* Start *

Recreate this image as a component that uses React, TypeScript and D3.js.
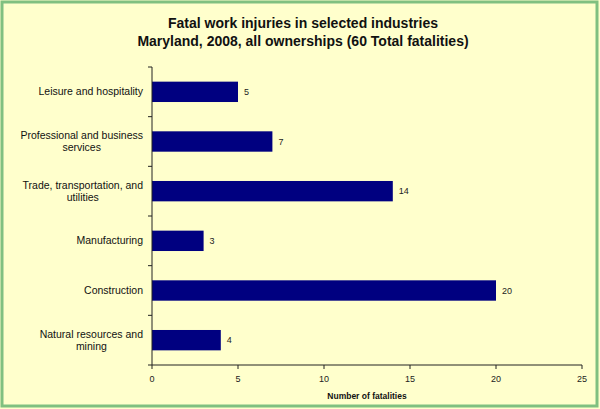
import * as d3 from "d3";

const TITLE_LINES = [
  "Fatal work injuries in selected industries",
  "Maryland, 2008, all ownerships (60 Total fatalities)",
];
const CATEGORIES = [
  ["Leisure and hospitality"],
  ["Professional and business", "services"],
  ["Trade, transportation, and", "utilities"],
  ["Manufacturing"],
  ["Construction"],
  ["Natural resources and", "mining"],
];
const FATALITIES = [5, 7, 14, 3, 20, 4];
const X_TICKS = [0, 5, 10, 15, 20, 25];
const X_TITLE = "Number of fatalities";

const WIDTH = 600;
const HEIGHT = 409;
const PLOT = { left: 152, right: 582, top: 67, bottom: 365 };
const FONT = "'Liberation Sans', Arial, sans-serif";
const LABEL_SIZE = 10.5;

const measure = (() => {
  const ctx = document.createElement("canvas").getContext("2d");
  return (text: string, size: number) => {
    if (!ctx) return text.length * size * 0.5;
    ctx.font = `${size}px 'Liberation Sans', Arial, sans-serif`;
    return ctx.measureText(text).width;
  };
})();

export default function App() {
  const xScale = d3
    .scaleLinear()
    .domain([0, 25])
    .range([PLOT.left, PLOT.right]);

  const yScale = d3
    .scaleBand<number>()
    .domain(d3.range(CATEGORIES.length))
    .range([PLOT.top, PLOT.bottom])
    .paddingInner(0.59)
    .paddingOuter(0.295);

  const step = yScale.step();
  const labelRight = PLOT.left - 9;

  return (
    <svg
      width={WIDTH}
      height={HEIGHT}
      style={{ position: "absolute", left: 0, top: 0, fontFamily: FONT }}
    >
      <rect x={0} y={0} width={WIDTH} height={HEIGHT} fill="#ffffcc" />
      <rect
        x={2}
        y={2}
        width={WIDTH - 5}
        height={HEIGHT - 5}
        fill="none"
        stroke="#80c080"
        strokeWidth={3}
      />

      {/* title */}
      {TITLE_LINES.map((line, i) => (
        <text
          key={i}
          x={303}
          y={28 + i * 18}
          textAnchor="middle"
          fontSize={14}
          fontWeight="bold"
          fill="#111"
        >
          {line}
        </text>
      ))}

      {/* bars */}
      {FATALITIES.map((v, i) => (
        <g key={i}>
          <rect
            x={xScale(0)}
            y={yScale(i)}
            width={xScale(v) - xScale(0)}
            height={yScale.bandwidth()}
            fill="#000080"
          />
          <text
            x={xScale(v) + 6}
            y={(yScale(i) ?? 0) + yScale.bandwidth() / 2 + 3}
            fontSize={9}
            fill="#222"
          >
            {v}
          </text>
        </g>
      ))}

      {/* y axis */}
      <line
        x1={PLOT.left}
        x2={PLOT.left}
        y1={PLOT.top}
        y2={PLOT.bottom}
        stroke="#222"
      />
      {d3.range(CATEGORIES.length + 1).map((i) => (
        <line
          key={i}
          x1={PLOT.left - 4}
          x2={PLOT.left}
          y1={PLOT.top + i * step}
          y2={PLOT.top + i * step}
          stroke="#222"
        />
      ))}
      {CATEGORIES.map((lines, i) => {
        const widths = lines.map((l) => measure(l, LABEL_SIZE));
        const blockW = Math.max(...widths);
        const cx = labelRight - blockW / 2;
        const cy = (yScale(i) ?? 0) + yScale.bandwidth() / 2;
        const lineH = 12;
        const y0 = cy - ((lines.length - 1) * lineH) / 2 + 3.5;
        return lines.map((l, j) => (
          <text
            key={`${i}-${j}`}
            x={cx}
            y={y0 + j * lineH}
            textAnchor="middle"
            fontSize={LABEL_SIZE}
            fill="#111"
          >
            {l}
          </text>
        ));
      })}

      {/* x axis */}
      <line
        x1={PLOT.left}
        x2={PLOT.right}
        y1={PLOT.bottom}
        y2={PLOT.bottom}
        stroke="#222"
      />
      {X_TICKS.map((t) => (
        <g key={t} transform={`translate(${xScale(t)}, ${PLOT.bottom})`}>
          <line y1={0} y2={4} stroke="#222" />
          <text y={17} textAnchor="middle" fontSize={9} fill="#222">
            {t}
          </text>
        </g>
      ))}
      <text
        x={(PLOT.left + PLOT.right) / 2}
        y={399}
        textAnchor="middle"
        fontSize={8.5}
        fontWeight="bold"
        fill="#111"
      >
        {X_TITLE}
      </text>
    </svg>
  );
}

* End *

Restate the whole listing above exactly, please, omitting every image.

● **Result of this task**:
Recreate this image as a component that uses React, TypeScript and D3.js.
import * as d3 from "d3";

const TITLE_LINES = [
  "Fatal work injuries in selected industries",
  "Maryland, 2008, all ownerships (60 Total fatalities)",
];
const CATEGORIES = [
  ["Leisure and hospitality"],
  ["Professional and business", "services"],
  ["Trade, transportation, and", "utilities"],
  ["Manufacturing"],
  ["Construction"],
  ["Natural resources and", "mining"],
];
const FATALITIES = [5, 7, 14, 3, 20, 4];
const X_TICKS = [0, 5, 10, 15, 20, 25];
const X_TITLE = "Number of fatalities";

const WIDTH = 600;
const HEIGHT = 409;
const PLOT = { left: 152, right: 582, top: 67, bottom: 365 };
const FONT = "'Liberation Sans', Arial, sans-serif";
const LABEL_SIZE = 10.5;

const measure = (() => {
  const ctx = document.createElement("canvas").getContext("2d");
  return (text: string, size: number) => {
    if (!ctx) return text.length * size * 0.5;
    ctx.font = `${size}px 'Liberation Sans', Arial, sans-serif`;
    return ctx.measureText(text).width;
  };
})();

export default function App() {
  const xScale = d3
    .scaleLinear()
    .domain([0, 25])
    .range([PLOT.left, PLOT.right]);

  const yScale = d3
    .scaleBand<number>()
    .domain(d3.range(CATEGORIES.length))
    .range([PLOT.top, PLOT.bottom])
    .paddingInner(0.59)
    .paddingOuter(0.295);

  const step = yScale.step();
  const labelRight = PLOT.left - 9;

  return (
    <svg
      width={WIDTH}
      height={HEIGHT}
      style={{ position: "absolute", left: 0, top: 0, fontFamily: FONT }}
    >
      <rect x={0} y={0} width={WIDTH} height={HEIGHT} fill="#ffffcc" />
      <rect
        x={2}
        y={2}
        width={WIDTH - 5}
        height={HEIGHT - 5}
        fill="none"
        stroke="#80c080"
        strokeWidth={3}
      />

      {/* title */}
      {TITLE_LINES.map((line, i) => (
        <text
          key={i}
          x={303}
          y={28 + i * 18}
          textAnchor="middle"
          fontSize={14}
          fontWeight="bold"
          fill="#111"
        >
          {line}
        </text>
      ))}

      {/* bars */}
      {FATALITIES.map((v, i) => (
        <g key={i}>
          <rect
            x={xScale(0)}
            y={yScale(i)}
            width={xScale(v) - xScale(0)}
            height={yScale.bandwidth()}
            fill="#000080"
          />
          <text
            x={xScale(v) + 6}
            y={(yScale(i) ?? 0) + yScale.bandwidth() / 2 + 3}
            fontSize={9}
            fill="#222"
          >
            {v}
          </text>
        </g>
      ))}

      {/* y axis */}
      <line
        x1={PLOT.left}
        x2={PLOT.left}
        y1={PLOT.top}
        y2={PLOT.bottom}
        stroke="#222"
      />
      {d3.range(CATEGORIES.length + 1).map((i) => (
        <line
          key={i}
          x1={PLOT.left - 4}
          x2={PLOT.left}
          y1={PLOT.top + i * step}
          y2={PLOT.top + i * step}
          stroke="#222"
        />
      ))}
      {CATEGORIES.map((lines, i) => {
        const widths = lines.map((l) => measure(l, LABEL_SIZE));
        const blockW = Math.max(...widths);
        const cx = labelRight - blockW / 2;
        const cy = (yScale(i) ?? 0) + yScale.bandwidth() / 2;
        const lineH = 12;
        const y0 = cy - ((lines.length - 1) * lineH) / 2 + 3.5;
        return lines.map((l, j) => (
          <text
            key={`${i}-${j}`}
            x={cx}
            y={y0 + j * lineH}
            textAnchor="middle"
            fontSize={LABEL_SIZE}
            fill="#111"
          >
            {l}
          </text>
        ));
      })}

      {/* x axis */}
      <line
        x1={PLOT.left}
        x2={PLOT.right}
        y1={PLOT.bottom}
        y2={PLOT.bottom}
        stroke="#222"
      />
      {X_TICKS.map((t) => (
        <g key={t} transform={`translate(${xScale(t)}, ${PLOT.bottom})`}>
          <line y1={0} y2={4} stroke="#222" />
          <text y={17} textAnchor="middle" fontSize={9} fill="#222">
            {t}
          </text>
        </g>
      ))}
      <text
        x={(PLOT.left + PLOT.right) / 2}
        y={399}
        textAnchor="middle"
        fontSize={8.5}
        fontWeight="bold"
        fill="#111"
      >
        {X_TITLE}
      </text>
    </svg>
  );
}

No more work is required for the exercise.